* **To be done**: Print out the material that follows word for word.

* **Material for this task**:
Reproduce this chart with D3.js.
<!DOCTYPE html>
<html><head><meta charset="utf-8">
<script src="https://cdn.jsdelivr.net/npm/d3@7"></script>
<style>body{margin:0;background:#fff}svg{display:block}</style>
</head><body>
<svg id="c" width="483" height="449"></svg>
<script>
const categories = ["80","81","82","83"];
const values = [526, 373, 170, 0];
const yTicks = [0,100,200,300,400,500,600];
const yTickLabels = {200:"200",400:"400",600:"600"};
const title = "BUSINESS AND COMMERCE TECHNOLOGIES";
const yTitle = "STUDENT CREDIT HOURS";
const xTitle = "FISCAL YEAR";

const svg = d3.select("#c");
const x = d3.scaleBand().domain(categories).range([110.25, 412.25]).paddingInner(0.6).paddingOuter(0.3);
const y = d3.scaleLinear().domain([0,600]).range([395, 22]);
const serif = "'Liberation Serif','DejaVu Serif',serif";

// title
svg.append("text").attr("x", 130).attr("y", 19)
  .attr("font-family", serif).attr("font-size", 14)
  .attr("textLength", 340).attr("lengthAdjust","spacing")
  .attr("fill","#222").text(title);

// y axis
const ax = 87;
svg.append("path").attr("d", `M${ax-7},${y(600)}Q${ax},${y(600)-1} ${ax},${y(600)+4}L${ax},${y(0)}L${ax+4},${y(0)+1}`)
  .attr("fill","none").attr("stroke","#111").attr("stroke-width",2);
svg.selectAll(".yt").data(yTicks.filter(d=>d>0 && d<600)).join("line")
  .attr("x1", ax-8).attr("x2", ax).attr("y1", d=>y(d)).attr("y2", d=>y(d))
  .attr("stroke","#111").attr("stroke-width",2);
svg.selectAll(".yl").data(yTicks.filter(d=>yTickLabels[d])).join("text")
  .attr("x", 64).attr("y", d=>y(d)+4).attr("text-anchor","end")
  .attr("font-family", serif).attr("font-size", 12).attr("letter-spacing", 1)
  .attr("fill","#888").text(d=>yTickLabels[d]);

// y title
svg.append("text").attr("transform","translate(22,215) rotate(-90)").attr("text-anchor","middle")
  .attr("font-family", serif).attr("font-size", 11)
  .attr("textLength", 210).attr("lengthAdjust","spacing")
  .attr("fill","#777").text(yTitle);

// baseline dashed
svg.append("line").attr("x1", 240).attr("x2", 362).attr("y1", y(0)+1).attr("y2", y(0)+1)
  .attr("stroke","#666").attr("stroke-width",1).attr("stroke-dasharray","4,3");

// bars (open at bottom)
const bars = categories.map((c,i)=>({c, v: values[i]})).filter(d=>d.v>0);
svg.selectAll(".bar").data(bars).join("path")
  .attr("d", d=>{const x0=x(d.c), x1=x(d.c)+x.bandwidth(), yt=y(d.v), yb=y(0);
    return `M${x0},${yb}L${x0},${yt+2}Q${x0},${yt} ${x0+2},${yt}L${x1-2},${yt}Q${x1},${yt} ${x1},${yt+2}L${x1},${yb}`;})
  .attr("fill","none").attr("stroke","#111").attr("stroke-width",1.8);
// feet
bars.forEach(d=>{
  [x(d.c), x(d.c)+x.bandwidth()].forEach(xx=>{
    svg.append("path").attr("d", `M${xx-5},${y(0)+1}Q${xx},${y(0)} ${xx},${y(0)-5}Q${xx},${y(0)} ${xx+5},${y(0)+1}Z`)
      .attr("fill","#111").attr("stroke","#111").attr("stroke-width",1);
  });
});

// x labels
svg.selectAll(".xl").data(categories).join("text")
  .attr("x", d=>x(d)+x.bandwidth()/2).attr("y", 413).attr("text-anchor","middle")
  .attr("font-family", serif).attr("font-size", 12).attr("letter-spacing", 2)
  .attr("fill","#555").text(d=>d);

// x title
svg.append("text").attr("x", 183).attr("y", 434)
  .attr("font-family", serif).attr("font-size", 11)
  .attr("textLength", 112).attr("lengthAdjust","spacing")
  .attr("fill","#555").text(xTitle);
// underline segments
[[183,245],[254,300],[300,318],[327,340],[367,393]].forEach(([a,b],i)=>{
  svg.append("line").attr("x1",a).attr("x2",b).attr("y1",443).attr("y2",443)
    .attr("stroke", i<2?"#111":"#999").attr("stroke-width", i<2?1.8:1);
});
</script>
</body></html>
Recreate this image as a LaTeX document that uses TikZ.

* **Exercise response**:
Reproduce this chart with D3.js.
<!DOCTYPE html>
<html><head><meta charset="utf-8">
<script src="https://cdn.jsdelivr.net/npm/d3@7"></script>
<style>body{margin:0;background:#fff}svg{display:block}</style>
</head><body>
<svg id="c" width="483" height="449"></svg>
<script>
const categories = ["80","81","82","83"];
const values = [526, 373, 170, 0];
const yTicks = [0,100,200,300,400,500,600];
const yTickLabels = {200:"200",400:"400",600:"600"};
const title = "BUSINESS AND COMMERCE TECHNOLOGIES";
const yTitle = "STUDENT CREDIT HOURS";
const xTitle = "FISCAL YEAR";

const svg = d3.select("#c");
const x = d3.scaleBand().domain(categories).range([110.25, 412.25]).paddingInner(0.6).paddingOuter(0.3);
const y = d3.scaleLinear().domain([0,600]).range([395, 22]);
const serif = "'Liberation Serif','DejaVu Serif',serif";

// title
svg.append("text").attr("x", 130).attr("y", 19)
  .attr("font-family", serif).attr("font-size", 14)
  .attr("textLength", 340).attr("lengthAdjust","spacing")
  .attr("fill","#222").text(title);

// y axis
const ax = 87;
svg.append("path").attr("d", `M${ax-7},${y(600)}Q${ax},${y(600)-1} ${ax},${y(600)+4}L${ax},${y(0)}L${ax+4},${y(0)+1}`)
  .attr("fill","none").attr("stroke","#111").attr("stroke-width",2);
svg.selectAll(".yt").data(yTicks.filter(d=>d>0 && d<600)).join("line")
  .attr("x1", ax-8).attr("x2", ax).attr("y1", d=>y(d)).attr("y2", d=>y(d))
  .attr("stroke","#111").attr("stroke-width",2);
svg.selectAll(".yl").data(yTicks.filter(d=>yTickLabels[d])).join("text")
  .attr("x", 64).attr("y", d=>y(d)+4).attr("text-anchor","end")
  .attr("font-family", serif).attr("font-size", 12).attr("letter-spacing", 1)
  .attr("fill","#888").text(d=>yTickLabels[d]);

// y title
svg.append("text").attr("transform","translate(22,215) rotate(-90)").attr("text-anchor","middle")
  .attr("font-family", serif).attr("font-size", 11)
  .attr("textLength", 210).attr("lengthAdjust","spacing")
  .attr("fill","#777").text(yTitle);

// baseline dashed
svg.append("line").attr("x1", 240).attr("x2", 362).attr("y1", y(0)+1).attr("y2", y(0)+1)
  .attr("stroke","#666").attr("stroke-width",1).attr("stroke-dasharray","4,3");

// bars (open at bottom)
const bars = categories.map((c,i)=>({c, v: values[i]})).filter(d=>d.v>0);
svg.selectAll(".bar").data(bars).join("path")
  .attr("d", d=>{const x0=x(d.c), x1=x(d.c)+x.bandwidth(), yt=y(d.v), yb=y(0);
    return `M${x0},${yb}L${x0},${yt+2}Q${x0},${yt} ${x0+2},${yt}L${x1-2},${yt}Q${x1},${yt} ${x1},${yt+2}L${x1},${yb}`;})
  .attr("fill","none").attr("stroke","#111").attr("stroke-width",1.8);
// feet
bars.forEach(d=>{
  [x(d.c), x(d.c)+x.bandwidth()].forEach(xx=>{
    svg.append("path").attr("d", `M${xx-5},${y(0)+1}Q${xx},${y(0)} ${xx},${y(0)-5}Q${xx},${y(0)} ${xx+5},${y(0)+1}Z`)
      .attr("fill","#111").attr("stroke","#111").attr("stroke-width",1);
  });
});

// x labels
svg.selectAll(".xl").data(categories).join("text")
  .attr("x", d=>x(d)+x.bandwidth()/2).attr("y", 413).attr("text-anchor","middle")
  .attr("font-family", serif).attr("font-size", 12).attr("letter-spacing", 2)
  .attr("fill","#555").text(d=>d);

// x title
svg.append("text").attr("x", 183).attr("y", 434)
  .attr("font-family", serif).attr("font-size", 11)
  .attr("textLength", 112).attr("lengthAdjust","spacing")
  .attr("fill","#555").text(xTitle);
// underline segments
[[183,245],[254,300],[300,318],[327,340],[367,393]].forEach(([a,b],i)=>{
  svg.append("line").attr("x1",a).attr("x2",b).attr("y1",443).attr("y2",443)
    .attr("stroke", i<2?"#111":"#999").attr("stroke-width", i<2?1.8:1);
});
</script>
</body></html>
Recreate this image as a LaTeX document that uses TikZ.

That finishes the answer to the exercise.